MONTGOMERY — The Parental Rights in Children's Education (PRICE) Act passed committee on Wednesday after receiving its second public hearing in a Senate committee.

Senate Bill 202 had a public hearing in the Senate Education Policy Committee a few weeks ago. However, no vote was held on the legislation, and the bill was sent to the Finance and Taxation Education Committee.

On Wednesday, the PRICE Act received its second public hearing, which hosted the same players and speeches it had received in its previous public hearing.

See also: 'Stalling tactics': School choice bill recommitted to different committee after public hearing

The bill allows parents to apply for their children's Educational Savings Accounts (ESAs). Several states are enacting universal ESA programs as they provide the most flexibility. Funds provided through vouchers and tax credit scholarships can only be used for tuition and fees, but ESA funds can be used for many education-related expenses. 

A 13-person advisory board would manage the ESA program through the Department of Revenue.

Opponents included local school superintendents, the Council for Leaders in Alabama, the Alabama Education Association (AEA) and the School Superintendents of Alabama (SSA).

Proponents included The Heritage Foundation, The Reason Foundation, Eagle Forum of Alabama and the Alabama Policy Institute.

Opponents argued that the PRICE Act lacks accountability, would leave the door open for fraud, and would steal much-needed funds from the state's Education Trust Fund (ETF).

Proponents argued that data from other states how no notable economic downsides when enacting similar legislation. They also claim that the increased competitiveness in the school marketplace would improve Alabama's lackluster performance in education.

At the conclusion of the public hearing, Stutts presented an amendment that would cap expenditures at $50 million against the $288.2 million fiscal note originally attached to the bill, which proponents felt was an inflated figure.

The initial figure assumed that 5% of eligible public school students enrolled for the 2022-2023 school year would participate in the program.

Committee chairman State Sen. Arthur Orr (R-Decatur) announced the bill did not yet have his seal of approval, but he was willing to work behind the scenes to fine-tune the legislation before it would make its way to the Senate floor for a vote.

"I don't have a problem moving the bill along as chairperson," Orr said. "But I've told him the $50 million cap may not be; it may have to go lower."
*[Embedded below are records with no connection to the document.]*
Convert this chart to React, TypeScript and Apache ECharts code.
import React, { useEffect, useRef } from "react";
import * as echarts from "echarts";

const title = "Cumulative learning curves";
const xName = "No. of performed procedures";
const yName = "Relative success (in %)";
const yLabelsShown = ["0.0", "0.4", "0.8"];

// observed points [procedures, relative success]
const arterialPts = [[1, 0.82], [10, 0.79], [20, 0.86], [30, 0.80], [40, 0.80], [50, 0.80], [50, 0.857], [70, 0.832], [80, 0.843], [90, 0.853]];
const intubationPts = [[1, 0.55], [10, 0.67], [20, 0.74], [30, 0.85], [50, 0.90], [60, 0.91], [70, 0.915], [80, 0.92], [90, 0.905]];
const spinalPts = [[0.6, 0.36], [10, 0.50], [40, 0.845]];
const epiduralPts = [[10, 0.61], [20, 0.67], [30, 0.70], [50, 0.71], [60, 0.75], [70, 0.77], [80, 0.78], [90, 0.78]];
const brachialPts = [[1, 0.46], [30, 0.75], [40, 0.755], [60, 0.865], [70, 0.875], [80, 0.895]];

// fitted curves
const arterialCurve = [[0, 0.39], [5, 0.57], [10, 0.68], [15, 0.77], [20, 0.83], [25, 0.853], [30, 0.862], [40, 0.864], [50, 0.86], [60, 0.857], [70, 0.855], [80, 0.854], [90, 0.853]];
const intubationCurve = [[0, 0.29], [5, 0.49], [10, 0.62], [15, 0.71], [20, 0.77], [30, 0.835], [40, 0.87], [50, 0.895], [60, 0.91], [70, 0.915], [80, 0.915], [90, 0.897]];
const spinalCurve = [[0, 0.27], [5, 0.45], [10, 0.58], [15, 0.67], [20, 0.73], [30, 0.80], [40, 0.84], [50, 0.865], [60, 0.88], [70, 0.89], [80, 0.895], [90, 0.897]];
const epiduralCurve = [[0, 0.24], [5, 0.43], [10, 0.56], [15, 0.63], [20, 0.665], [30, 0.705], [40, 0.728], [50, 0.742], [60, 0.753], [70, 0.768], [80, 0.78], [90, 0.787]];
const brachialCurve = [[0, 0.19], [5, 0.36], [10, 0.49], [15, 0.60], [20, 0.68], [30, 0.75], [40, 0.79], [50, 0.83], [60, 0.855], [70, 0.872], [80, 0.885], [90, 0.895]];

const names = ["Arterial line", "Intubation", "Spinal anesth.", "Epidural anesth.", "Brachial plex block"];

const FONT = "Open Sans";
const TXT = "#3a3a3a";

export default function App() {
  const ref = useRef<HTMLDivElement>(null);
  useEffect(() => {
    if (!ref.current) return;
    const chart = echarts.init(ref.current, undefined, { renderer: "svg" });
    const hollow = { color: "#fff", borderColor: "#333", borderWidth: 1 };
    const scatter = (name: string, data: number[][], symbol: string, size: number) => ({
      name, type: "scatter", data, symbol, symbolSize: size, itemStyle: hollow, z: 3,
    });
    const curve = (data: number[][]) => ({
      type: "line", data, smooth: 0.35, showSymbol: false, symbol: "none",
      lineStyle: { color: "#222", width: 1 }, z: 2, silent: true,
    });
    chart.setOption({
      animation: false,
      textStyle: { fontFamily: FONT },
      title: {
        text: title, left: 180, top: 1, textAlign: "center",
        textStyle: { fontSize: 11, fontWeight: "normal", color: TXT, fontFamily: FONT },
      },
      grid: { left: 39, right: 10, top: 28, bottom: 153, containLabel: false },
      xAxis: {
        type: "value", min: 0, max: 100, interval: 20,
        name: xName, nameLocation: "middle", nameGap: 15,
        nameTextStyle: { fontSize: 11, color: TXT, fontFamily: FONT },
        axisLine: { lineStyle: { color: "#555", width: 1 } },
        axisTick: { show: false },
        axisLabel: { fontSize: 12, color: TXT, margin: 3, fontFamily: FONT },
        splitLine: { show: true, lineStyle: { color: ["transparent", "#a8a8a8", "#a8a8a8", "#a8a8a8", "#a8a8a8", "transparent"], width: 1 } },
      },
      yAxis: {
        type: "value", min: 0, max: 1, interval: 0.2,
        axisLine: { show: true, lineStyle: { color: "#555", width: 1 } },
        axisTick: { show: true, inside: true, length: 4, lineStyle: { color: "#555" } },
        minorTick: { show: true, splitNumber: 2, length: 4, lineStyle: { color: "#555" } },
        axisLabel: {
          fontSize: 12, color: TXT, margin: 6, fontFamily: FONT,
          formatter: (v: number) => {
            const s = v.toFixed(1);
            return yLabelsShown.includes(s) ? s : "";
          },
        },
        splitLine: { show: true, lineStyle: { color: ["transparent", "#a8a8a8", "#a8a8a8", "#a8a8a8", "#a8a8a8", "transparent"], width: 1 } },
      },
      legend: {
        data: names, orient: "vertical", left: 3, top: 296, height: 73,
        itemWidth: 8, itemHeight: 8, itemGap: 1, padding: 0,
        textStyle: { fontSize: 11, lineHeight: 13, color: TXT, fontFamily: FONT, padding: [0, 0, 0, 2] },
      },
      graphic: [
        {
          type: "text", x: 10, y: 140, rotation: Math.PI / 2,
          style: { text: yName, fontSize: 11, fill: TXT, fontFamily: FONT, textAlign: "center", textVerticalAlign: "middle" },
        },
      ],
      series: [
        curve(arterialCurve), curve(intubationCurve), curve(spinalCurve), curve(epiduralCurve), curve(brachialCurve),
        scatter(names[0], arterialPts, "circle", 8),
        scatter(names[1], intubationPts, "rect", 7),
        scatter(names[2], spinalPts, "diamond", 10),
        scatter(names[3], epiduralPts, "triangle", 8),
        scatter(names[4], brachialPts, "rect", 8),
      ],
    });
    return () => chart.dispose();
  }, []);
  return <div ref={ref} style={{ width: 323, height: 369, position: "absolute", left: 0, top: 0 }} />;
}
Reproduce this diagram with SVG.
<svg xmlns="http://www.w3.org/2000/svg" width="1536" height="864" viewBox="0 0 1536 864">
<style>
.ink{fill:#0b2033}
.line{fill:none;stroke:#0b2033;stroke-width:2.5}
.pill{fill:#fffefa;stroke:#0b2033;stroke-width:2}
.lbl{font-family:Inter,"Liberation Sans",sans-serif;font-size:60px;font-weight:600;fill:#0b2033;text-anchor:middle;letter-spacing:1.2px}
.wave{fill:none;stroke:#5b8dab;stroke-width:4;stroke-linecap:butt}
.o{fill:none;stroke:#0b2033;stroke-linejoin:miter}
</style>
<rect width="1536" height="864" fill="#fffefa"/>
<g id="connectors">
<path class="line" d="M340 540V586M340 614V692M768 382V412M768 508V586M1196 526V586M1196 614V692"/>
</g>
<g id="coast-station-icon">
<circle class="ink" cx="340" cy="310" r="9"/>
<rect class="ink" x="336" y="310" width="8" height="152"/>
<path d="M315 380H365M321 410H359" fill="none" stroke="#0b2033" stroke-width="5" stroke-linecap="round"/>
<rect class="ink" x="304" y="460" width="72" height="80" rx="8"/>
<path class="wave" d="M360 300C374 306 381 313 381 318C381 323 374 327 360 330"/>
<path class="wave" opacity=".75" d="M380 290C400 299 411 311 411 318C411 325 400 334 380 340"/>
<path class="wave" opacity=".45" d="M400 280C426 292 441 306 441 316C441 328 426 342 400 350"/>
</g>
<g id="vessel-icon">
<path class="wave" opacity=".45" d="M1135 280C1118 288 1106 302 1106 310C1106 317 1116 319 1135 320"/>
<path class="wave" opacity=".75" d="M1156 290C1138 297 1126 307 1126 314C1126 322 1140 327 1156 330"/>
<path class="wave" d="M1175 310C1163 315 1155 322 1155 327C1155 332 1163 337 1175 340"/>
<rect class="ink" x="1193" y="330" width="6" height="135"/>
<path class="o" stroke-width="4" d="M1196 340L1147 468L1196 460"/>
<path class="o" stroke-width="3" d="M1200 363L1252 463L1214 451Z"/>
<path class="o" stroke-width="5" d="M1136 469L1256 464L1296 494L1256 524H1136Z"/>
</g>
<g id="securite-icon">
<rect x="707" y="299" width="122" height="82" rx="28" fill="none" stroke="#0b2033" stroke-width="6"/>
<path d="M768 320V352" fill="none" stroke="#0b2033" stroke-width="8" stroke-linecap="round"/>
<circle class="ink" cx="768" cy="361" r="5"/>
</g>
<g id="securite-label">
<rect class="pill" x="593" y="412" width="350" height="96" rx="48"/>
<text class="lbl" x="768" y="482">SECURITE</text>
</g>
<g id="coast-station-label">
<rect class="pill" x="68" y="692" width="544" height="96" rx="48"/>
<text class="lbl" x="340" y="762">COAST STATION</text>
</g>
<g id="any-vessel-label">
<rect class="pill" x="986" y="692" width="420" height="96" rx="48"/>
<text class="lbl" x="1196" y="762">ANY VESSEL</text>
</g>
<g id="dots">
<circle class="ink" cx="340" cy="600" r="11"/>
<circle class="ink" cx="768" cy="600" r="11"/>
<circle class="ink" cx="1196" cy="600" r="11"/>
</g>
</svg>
He continued, "With the understanding of the sponsor, before the bill, if it is to get out of committee today before it hits the floor, we've still got a lot of work to do. It does not have, for what it's worth, and I say that with a smile, my good seal of approval yet. But, it's a work in progress, and we're going to need to continue working."

State Sen. Rodger Smitherman (D-Birmingham) gave a lengthy exposition of the problems he foresees with the legislation, claiming there would be no standards for private schools and homeschoolers that accept funds through an ETF.

"I ain't against nobody [sic] wanting to send [their] kids to private school," Smitherman said. "But you don't take no money from these public kids to reduce them, to send them to private school."

Despite Democratic protestation, the amended version of the bill passed committee with a vote of 12-3 with one abstention. True to Orr's word, further work is expected on the bill before it appears on the Senate floor for deliberation.